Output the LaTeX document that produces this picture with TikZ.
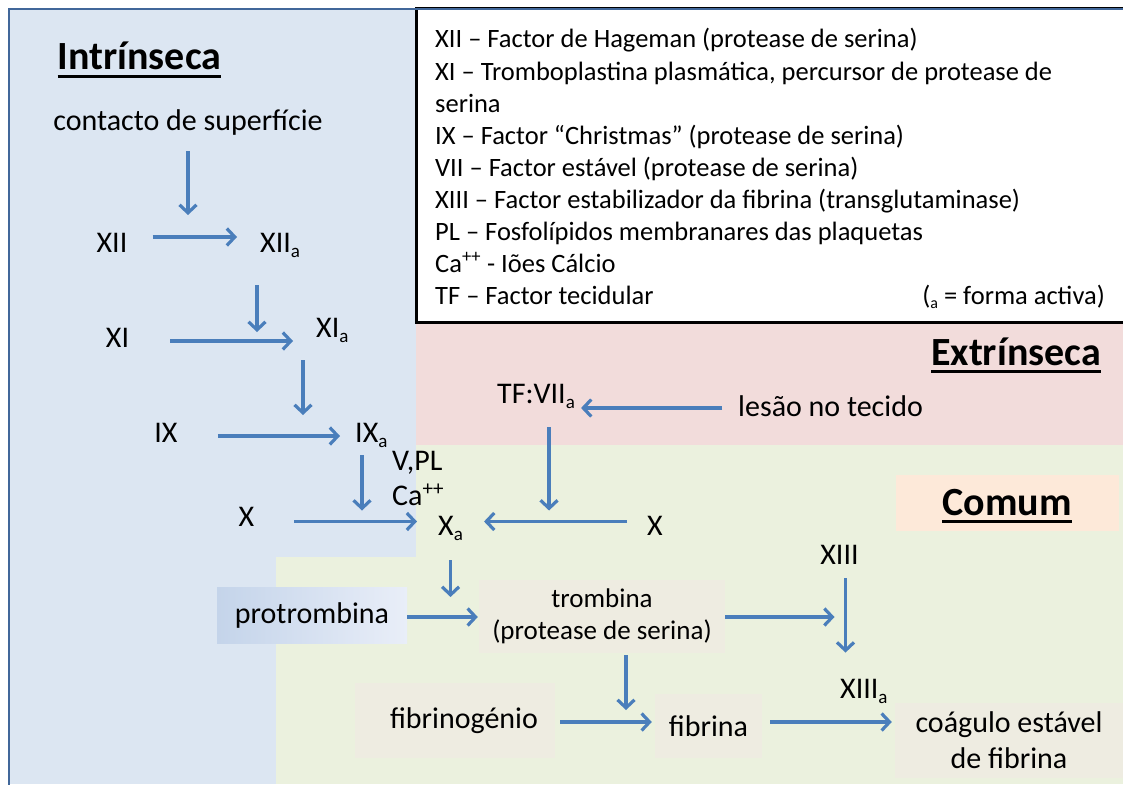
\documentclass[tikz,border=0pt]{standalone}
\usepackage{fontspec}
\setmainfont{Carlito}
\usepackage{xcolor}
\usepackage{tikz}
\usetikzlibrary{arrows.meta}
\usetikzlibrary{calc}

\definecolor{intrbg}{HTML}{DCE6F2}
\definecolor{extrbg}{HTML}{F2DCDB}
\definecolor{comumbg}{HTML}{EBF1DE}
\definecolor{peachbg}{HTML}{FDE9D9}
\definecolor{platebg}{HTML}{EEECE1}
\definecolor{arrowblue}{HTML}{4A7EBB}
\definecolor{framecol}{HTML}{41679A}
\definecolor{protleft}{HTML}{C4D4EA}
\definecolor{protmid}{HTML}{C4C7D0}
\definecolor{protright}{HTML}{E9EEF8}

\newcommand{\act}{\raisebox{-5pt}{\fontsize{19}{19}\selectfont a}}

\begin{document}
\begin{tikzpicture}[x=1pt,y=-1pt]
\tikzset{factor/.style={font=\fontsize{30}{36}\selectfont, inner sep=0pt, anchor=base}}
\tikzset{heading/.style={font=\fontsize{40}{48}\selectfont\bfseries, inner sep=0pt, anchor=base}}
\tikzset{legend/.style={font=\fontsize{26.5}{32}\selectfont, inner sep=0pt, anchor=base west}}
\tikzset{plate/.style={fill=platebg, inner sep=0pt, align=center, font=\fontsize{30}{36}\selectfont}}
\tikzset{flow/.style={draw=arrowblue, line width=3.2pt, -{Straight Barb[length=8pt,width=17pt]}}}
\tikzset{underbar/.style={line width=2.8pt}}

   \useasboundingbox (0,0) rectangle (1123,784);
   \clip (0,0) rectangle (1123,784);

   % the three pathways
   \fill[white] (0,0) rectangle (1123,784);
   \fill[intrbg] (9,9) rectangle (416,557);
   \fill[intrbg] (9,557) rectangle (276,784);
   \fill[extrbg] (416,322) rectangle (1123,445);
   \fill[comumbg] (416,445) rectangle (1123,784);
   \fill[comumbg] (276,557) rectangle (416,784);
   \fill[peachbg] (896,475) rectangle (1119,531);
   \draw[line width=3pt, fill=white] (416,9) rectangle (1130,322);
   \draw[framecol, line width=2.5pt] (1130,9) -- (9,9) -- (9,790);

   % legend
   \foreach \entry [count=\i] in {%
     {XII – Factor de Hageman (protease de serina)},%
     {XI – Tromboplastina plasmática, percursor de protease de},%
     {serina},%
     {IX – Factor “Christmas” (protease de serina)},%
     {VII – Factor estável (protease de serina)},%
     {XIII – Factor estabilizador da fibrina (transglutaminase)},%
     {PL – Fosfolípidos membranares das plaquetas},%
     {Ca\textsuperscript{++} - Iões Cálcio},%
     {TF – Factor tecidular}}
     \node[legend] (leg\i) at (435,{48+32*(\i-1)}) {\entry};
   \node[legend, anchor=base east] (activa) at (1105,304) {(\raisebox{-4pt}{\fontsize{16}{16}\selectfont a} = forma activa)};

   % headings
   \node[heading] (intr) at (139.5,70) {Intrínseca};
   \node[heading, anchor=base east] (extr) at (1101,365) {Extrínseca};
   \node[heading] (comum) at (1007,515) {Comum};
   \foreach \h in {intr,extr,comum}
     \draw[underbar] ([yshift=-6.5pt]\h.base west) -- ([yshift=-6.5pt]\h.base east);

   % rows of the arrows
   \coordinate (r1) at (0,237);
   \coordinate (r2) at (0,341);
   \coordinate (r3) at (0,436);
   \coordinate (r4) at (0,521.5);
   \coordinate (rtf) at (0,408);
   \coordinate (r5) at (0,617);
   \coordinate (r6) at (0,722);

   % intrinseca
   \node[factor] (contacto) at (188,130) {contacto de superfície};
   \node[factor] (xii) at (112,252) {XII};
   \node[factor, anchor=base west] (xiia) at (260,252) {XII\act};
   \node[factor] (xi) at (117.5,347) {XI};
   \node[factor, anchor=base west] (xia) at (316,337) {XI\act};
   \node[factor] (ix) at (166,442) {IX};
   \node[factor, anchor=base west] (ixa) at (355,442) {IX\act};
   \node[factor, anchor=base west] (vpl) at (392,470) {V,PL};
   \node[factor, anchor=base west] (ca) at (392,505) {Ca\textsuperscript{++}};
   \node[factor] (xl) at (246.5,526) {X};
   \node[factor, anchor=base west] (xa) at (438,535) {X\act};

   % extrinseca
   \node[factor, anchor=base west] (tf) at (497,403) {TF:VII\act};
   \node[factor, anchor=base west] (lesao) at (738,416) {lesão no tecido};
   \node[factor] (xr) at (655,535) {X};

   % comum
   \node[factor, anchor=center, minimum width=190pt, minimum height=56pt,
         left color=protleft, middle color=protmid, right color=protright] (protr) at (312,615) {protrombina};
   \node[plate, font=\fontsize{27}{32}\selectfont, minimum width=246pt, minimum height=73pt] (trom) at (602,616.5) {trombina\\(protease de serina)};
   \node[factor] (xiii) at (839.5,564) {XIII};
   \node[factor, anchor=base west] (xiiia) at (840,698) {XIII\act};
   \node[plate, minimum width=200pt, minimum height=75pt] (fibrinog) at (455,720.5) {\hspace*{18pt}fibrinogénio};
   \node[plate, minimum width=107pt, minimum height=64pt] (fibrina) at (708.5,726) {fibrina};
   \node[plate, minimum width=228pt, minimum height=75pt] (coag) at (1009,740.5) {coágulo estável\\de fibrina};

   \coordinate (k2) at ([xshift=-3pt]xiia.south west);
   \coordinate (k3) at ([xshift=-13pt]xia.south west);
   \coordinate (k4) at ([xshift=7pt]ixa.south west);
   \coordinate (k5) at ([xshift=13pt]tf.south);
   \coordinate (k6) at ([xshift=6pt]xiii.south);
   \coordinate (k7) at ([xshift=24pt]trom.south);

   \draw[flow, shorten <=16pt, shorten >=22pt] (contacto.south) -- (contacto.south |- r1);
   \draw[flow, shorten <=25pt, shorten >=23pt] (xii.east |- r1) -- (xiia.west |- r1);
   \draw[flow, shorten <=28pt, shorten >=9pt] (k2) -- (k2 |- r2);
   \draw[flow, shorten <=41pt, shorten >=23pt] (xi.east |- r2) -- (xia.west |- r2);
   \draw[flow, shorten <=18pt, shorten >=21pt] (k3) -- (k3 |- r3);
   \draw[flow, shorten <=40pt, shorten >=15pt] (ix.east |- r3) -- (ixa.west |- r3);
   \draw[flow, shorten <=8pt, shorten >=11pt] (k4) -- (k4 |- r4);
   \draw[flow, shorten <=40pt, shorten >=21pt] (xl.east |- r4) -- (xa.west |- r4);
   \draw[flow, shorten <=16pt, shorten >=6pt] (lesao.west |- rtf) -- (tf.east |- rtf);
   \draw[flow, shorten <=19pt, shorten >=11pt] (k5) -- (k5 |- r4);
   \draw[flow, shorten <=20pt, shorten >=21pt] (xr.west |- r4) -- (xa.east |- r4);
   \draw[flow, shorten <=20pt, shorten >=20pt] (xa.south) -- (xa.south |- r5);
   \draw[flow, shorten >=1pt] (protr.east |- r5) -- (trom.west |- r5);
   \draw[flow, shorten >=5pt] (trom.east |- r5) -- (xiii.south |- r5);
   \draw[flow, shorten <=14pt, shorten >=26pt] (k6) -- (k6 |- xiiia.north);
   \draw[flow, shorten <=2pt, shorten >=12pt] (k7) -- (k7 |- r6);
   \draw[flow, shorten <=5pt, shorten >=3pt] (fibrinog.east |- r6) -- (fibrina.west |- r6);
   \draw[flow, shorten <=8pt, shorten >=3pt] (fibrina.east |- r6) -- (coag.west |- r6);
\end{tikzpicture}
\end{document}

++++++++

#### [TASK OBJECTIVE]
Skip the pictures and restate exactly the lines from the beginning of the listing to the line with "(9,9) -- (9,790);", that line included.

#### [EXPECTED OUTPUT]
Output the LaTeX document that produces this picture with TikZ.
\documentclass[tikz,border=0pt]{standalone}
\usepackage{fontspec}
\setmainfont{Carlito}
\usepackage{xcolor}
\usepackage{tikz}
\usetikzlibrary{arrows.meta}
\usetikzlibrary{calc}

\definecolor{intrbg}{HTML}{DCE6F2}
\definecolor{extrbg}{HTML}{F2DCDB}
\definecolor{comumbg}{HTML}{EBF1DE}
\definecolor{peachbg}{HTML}{FDE9D9}
\definecolor{platebg}{HTML}{EEECE1}
\definecolor{arrowblue}{HTML}{4A7EBB}
\definecolor{framecol}{HTML}{41679A}
\definecolor{protleft}{HTML}{C4D4EA}
\definecolor{protmid}{HTML}{C4C7D0}
\definecolor{protright}{HTML}{E9EEF8}

\newcommand{\act}{\raisebox{-5pt}{\fontsize{19}{19}\selectfont a}}

\begin{document}
\begin{tikzpicture}[x=1pt,y=-1pt]
\tikzset{factor/.style={font=\fontsize{30}{36}\selectfont, inner sep=0pt, anchor=base}}
\tikzset{heading/.style={font=\fontsize{40}{48}\selectfont\bfseries, inner sep=0pt, anchor=base}}
\tikzset{legend/.style={font=\fontsize{26.5}{32}\selectfont, inner sep=0pt, anchor=base west}}
\tikzset{plate/.style={fill=platebg, inner sep=0pt, align=center, font=\fontsize{30}{36}\selectfont}}
\tikzset{flow/.style={draw=arrowblue, line width=3.2pt, -{Straight Barb[length=8pt,width=17pt]}}}
\tikzset{underbar/.style={line width=2.8pt}}

   \useasboundingbox (0,0) rectangle (1123,784);
   \clip (0,0) rectangle (1123,784);

   % the three pathways
   \fill[white] (0,0) rectangle (1123,784);
   \fill[intrbg] (9,9) rectangle (416,557);
   \fill[intrbg] (9,557) rectangle (276,784);
   \fill[extrbg] (416,322) rectangle (1123,445);
   \fill[comumbg] (416,445) rectangle (1123,784);
   \fill[comumbg] (276,557) rectangle (416,784);
   \fill[peachbg] (896,475) rectangle (1119,531);
   \draw[line width=3pt, fill=white] (416,9) rectangle (1130,322);
   \draw[framecol, line width=2.5pt] (1130,9) -- (9,9) -- (9,790);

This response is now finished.